Lo cuenta él mientras sube con su campero por una antigua trocha que se abre paso entre el bosque que son raíces de la Amazonia. A 1.800 metros de altitud el camino termina bajo un enorme árbol de guamo con un letrero: Finca Los Nogales. A su alrededor, montañas con todos los verdes. Óscar Fernando Hernández enseña la casa, recorre la finca y va a otra vivienda pequeña con un porche:
—Es la casa donde nacimos y vivimos. Ahora es de los trabajadores. Con la plata del concurso mi papá empezó a construir la residencia donde estamos ahora y arregló la trocha por donde subimos.

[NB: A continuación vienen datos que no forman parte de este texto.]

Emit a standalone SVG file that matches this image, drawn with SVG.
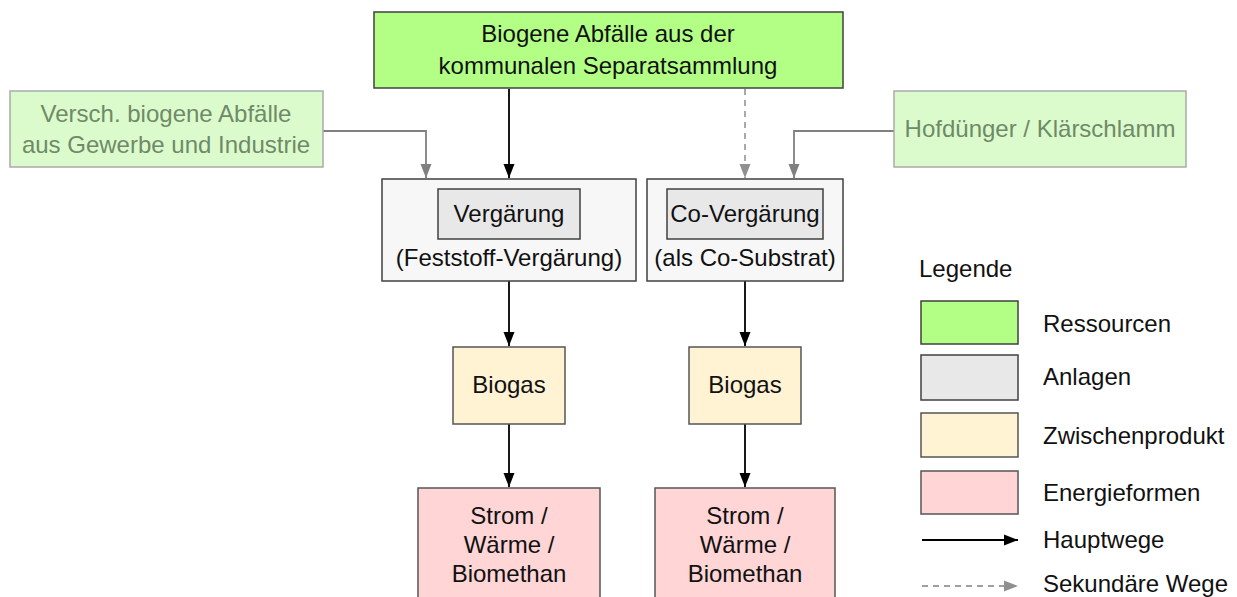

La carga de café ganadora de su padre la compró Kentaro Maruyama, empresario japonés y uno de los pioneros en compra de cafés especiales para sus cafeterías. Desde entonces, Maruyama es cliente de Los Nogales. Junto a él, empresarios nórdicos y del resto de Europa. La meta de los Hernández es el café orgánico. “Requiere más esfuerzo, pero es hacia donde vamos. Las nuevas generaciones tienen más conciencia de cuidar el planeta”.
Una idea compartida en el Alto de las Águilas, en Gigante, por la tarde por seis mujeres de la Asociación Agropecuaria Café Femenino Gigante. Sentadas en media luna frente a las montañas, reconocen que asociarse les ha cambiado la vida.
—Siempre hemos participado en todo el proceso, pero no teníamos casi voz. Hoy somos nosotras quienes tomamos muchas decisiones. Sabemos cómo sacar un café especial —asegura María Ismenia Reyes, caficultora y representante de los cafeteros de Gigante.
Coinciden con ella su hermana Margarita y las señoras Delia, Deisy, Verónica y Ninfa. Cuentan que han aportado a la caficultura y ganado en seguridad personal. A unos pasos de estas Juanas Valdez del siglo XXI, la joven catadora Laura Cristina Rodríguez ayuda a su padre, Hernedis, y a su hermana Camila a limpiar el café en una zaranda.
El sol empieza a irse sobre estos cafetales de hojas verde oscuro brillante como si alguien las aceitara cada noche. Son los arbustos de frutos energizantes en que se convierten esos tallos frágiles tocados por dos hojitas como mariposas a punto de volar.